What you are asked to do: Copy the material that follows word for word and omit its pictures.

Entries shown:
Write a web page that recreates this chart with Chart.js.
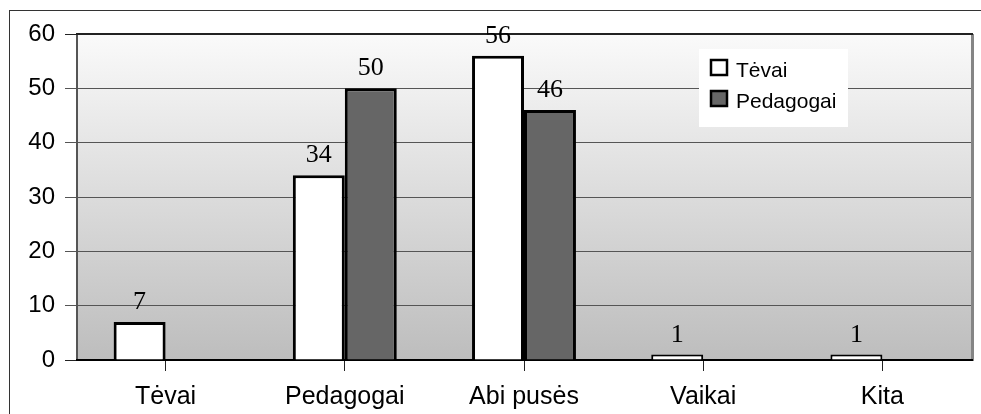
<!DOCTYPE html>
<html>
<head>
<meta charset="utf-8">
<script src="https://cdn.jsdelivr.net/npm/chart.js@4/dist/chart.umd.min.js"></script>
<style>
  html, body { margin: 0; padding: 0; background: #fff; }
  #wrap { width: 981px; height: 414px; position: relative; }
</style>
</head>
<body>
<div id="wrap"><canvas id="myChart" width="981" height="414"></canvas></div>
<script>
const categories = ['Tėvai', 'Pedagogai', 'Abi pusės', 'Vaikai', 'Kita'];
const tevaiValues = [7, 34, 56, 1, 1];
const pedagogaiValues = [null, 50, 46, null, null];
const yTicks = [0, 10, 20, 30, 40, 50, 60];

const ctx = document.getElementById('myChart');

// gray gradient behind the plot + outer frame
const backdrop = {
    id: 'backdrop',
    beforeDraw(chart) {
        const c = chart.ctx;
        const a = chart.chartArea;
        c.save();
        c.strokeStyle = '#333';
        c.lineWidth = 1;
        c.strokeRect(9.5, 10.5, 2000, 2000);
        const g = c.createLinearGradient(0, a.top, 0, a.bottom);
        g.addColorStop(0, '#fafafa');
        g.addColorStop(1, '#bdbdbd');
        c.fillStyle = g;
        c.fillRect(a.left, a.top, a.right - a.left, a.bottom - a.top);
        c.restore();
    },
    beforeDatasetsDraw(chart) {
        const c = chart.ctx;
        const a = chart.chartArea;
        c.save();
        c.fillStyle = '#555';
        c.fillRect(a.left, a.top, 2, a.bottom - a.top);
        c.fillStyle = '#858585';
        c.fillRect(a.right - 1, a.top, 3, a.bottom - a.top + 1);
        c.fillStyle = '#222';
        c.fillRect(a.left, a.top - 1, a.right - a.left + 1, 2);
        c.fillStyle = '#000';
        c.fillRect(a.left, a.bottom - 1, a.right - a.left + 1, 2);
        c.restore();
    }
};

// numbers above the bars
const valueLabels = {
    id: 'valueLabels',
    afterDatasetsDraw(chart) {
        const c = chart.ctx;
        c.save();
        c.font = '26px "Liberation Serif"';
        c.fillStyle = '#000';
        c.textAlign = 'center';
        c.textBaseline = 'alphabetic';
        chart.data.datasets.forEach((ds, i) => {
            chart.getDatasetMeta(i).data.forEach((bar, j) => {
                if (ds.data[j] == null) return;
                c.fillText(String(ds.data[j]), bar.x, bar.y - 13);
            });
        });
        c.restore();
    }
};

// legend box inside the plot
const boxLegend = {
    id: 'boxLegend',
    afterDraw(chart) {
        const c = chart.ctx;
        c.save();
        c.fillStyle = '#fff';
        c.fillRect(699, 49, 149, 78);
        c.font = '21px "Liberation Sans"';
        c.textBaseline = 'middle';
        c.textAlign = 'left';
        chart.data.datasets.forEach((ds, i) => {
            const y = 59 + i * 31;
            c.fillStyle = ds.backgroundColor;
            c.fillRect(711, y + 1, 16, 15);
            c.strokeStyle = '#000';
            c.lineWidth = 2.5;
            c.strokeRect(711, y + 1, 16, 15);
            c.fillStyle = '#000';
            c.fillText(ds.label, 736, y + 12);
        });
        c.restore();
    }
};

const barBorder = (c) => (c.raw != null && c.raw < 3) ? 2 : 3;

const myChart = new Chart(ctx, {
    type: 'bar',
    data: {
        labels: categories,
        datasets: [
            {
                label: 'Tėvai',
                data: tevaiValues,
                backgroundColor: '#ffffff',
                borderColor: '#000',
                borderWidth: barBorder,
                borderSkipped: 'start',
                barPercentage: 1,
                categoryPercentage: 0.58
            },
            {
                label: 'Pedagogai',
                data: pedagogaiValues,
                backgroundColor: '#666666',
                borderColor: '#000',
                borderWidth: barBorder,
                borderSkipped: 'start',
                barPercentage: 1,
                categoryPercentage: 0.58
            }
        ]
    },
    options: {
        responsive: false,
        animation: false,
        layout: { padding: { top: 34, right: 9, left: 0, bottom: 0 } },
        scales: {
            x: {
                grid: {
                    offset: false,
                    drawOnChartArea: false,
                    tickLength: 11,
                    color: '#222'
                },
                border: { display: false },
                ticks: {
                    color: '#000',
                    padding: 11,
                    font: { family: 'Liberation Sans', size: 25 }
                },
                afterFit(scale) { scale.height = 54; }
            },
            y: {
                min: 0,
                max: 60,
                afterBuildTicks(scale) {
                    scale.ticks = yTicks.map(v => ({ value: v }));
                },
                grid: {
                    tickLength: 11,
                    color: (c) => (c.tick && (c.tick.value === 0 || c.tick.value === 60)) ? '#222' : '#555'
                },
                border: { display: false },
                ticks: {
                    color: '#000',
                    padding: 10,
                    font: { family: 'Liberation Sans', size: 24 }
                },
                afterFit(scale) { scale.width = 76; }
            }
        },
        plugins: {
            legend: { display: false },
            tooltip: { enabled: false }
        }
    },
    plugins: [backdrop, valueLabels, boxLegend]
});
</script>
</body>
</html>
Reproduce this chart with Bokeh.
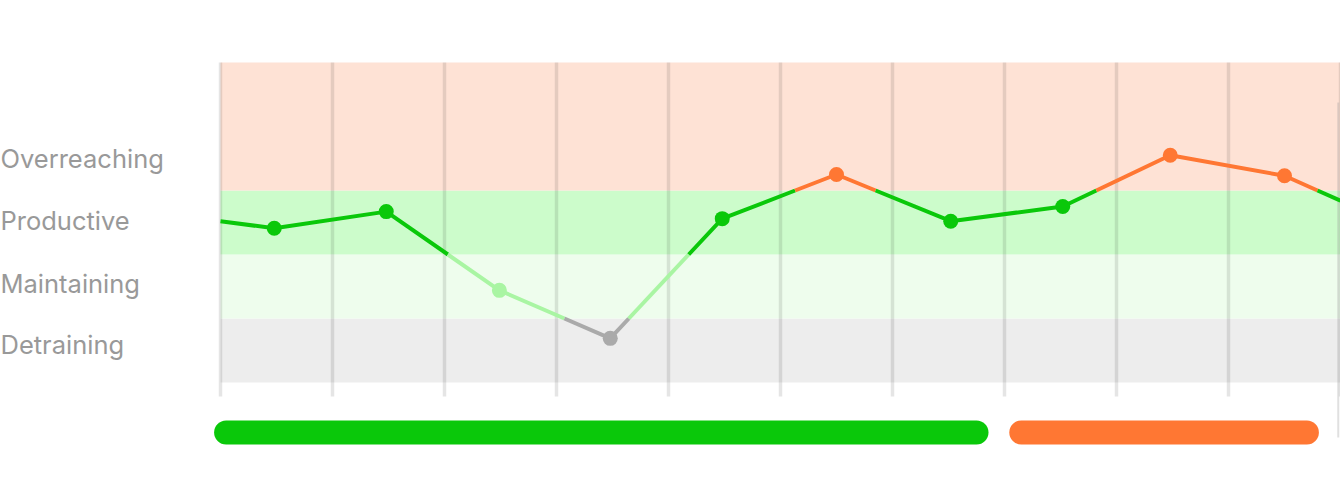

The response:
Write a web page that recreates this chart with Chart.js.
<!DOCTYPE html>
<html>
<head>
<meta charset="utf-8">
<script src="https://cdn.jsdelivr.net/npm/chart.js@4/dist/chart.umd.min.js"></script>
<style>
  html, body { margin: 0; padding: 0; background: #fff; }
  #wrap { width: 981px; height: 414px; position: relative; }
</style>
</head>
<body>
<div id="wrap"><canvas id="myChart" width="981" height="414"></canvas></div>
<script>
const categories = ['Tėvai', 'Pedagogai', 'Abi pusės', 'Vaikai', 'Kita'];
const tevaiValues = [7, 34, 56, 1, 1];
const pedagogaiValues = [null, 50, 46, null, null];
const yTicks = [0, 10, 20, 30, 40, 50, 60];

const ctx = document.getElementById('myChart');

// gray gradient behind the plot + outer frame
const backdrop = {
    id: 'backdrop',
    beforeDraw(chart) {
        const c = chart.ctx;
        const a = chart.chartArea;
        c.save();
        c.strokeStyle = '#333';
        c.lineWidth = 1;
        c.strokeRect(9.5, 10.5, 2000, 2000);
        const g = c.createLinearGradient(0, a.top, 0, a.bottom);
        g.addColorStop(0, '#fafafa');
        g.addColorStop(1, '#bdbdbd');
        c.fillStyle = g;
        c.fillRect(a.left, a.top, a.right - a.left, a.bottom - a.top);
        c.restore();
    },
    beforeDatasetsDraw(chart) {
        const c = chart.ctx;
        const a = chart.chartArea;
        c.save();
        c.fillStyle = '#555';
        c.fillRect(a.left, a.top, 2, a.bottom - a.top);
        c.fillStyle = '#858585';
        c.fillRect(a.right - 1, a.top, 3, a.bottom - a.top + 1);
        c.fillStyle = '#222';
        c.fillRect(a.left, a.top - 1, a.right - a.left + 1, 2);
        c.fillStyle = '#000';
        c.fillRect(a.left, a.bottom - 1, a.right - a.left + 1, 2);
        c.restore();
    }
};

// numbers above the bars
const valueLabels = {
    id: 'valueLabels',
    afterDatasetsDraw(chart) {
        const c = chart.ctx;
        c.save();
        c.font = '26px "Liberation Serif"';
        c.fillStyle = '#000';
        c.textAlign = 'center';
        c.textBaseline = 'alphabetic';
        chart.data.datasets.forEach((ds, i) => {
            chart.getDatasetMeta(i).data.forEach((bar, j) => {
                if (ds.data[j] == null) return;
                c.fillText(String(ds.data[j]), bar.x, bar.y - 13);
            });
        });
        c.restore();
    }
};

// legend box inside the plot
const boxLegend = {
    id: 'boxLegend',
    afterDraw(chart) {
        const c = chart.ctx;
        c.save();
        c.fillStyle = '#fff';
        c.fillRect(699, 49, 149, 78);
        c.font = '21px "Liberation Sans"';
        c.textBaseline = 'middle';
        c.textAlign = 'left';
        chart.data.datasets.forEach((ds, i) => {
            const y = 59 + i * 31;
            c.fillStyle = ds.backgroundColor;
            c.fillRect(711, y + 1, 16, 15);
            c.strokeStyle = '#000';
            c.lineWidth = 2.5;
            c.strokeRect(711, y + 1, 16, 15);
            c.fillStyle = '#000';
            c.fillText(ds.label, 736, y + 12);
        });
        c.restore();
    }
};

const barBorder = (c) => (c.raw != null && c.raw < 3) ? 2 : 3;

const myChart = new Chart(ctx, {
    type: 'bar',
    data: {
        labels: categories,
        datasets: [
            {
                label: 'Tėvai',
                data: tevaiValues,
                backgroundColor: '#ffffff',
                borderColor: '#000',
                borderWidth: barBorder,
                borderSkipped: 'start',
                barPercentage: 1,
                categoryPercentage: 0.58
            },
            {
                label: 'Pedagogai',
                data: pedagogaiValues,
                backgroundColor: '#666666',
                borderColor: '#000',
                borderWidth: barBorder,
                borderSkipped: 'start',
                barPercentage: 1,
                categoryPercentage: 0.58
            }
        ]
    },
    options: {
        responsive: false,
        animation: false,
        layout: { padding: { top: 34, right: 9, left: 0, bottom: 0 } },
        scales: {
            x: {
                grid: {
                    offset: false,
                    drawOnChartArea: false,
                    tickLength: 11,
                    color: '#222'
                },
                border: { display: false },
                ticks: {
                    color: '#000',
                    padding: 11,
                    font: { family: 'Liberation Sans', size: 25 }
                },
                afterFit(scale) { scale.height = 54; }
            },
            y: {
                min: 0,
                max: 60,
                afterBuildTicks(scale) {
                    scale.ticks = yTicks.map(v => ({ value: v }));
                },
                grid: {
                    tickLength: 11,
                    color: (c) => (c.tick && (c.tick.value === 0 || c.tick.value === 60)) ? '#222' : '#555'
                },
                border: { display: false },
                ticks: {
                    color: '#000',
                    padding: 10,
                    font: { family: 'Liberation Sans', size: 24 }
                },
                afterFit(scale) { scale.width = 76; }
            }
        },
        plugins: {
            legend: { display: false },
            tooltip: { enabled: false }
        }
    },
    plugins: [backdrop, valueLabels, boxLegend]
});
</script>
</body>
</html>
Reproduce this chart with Bokeh.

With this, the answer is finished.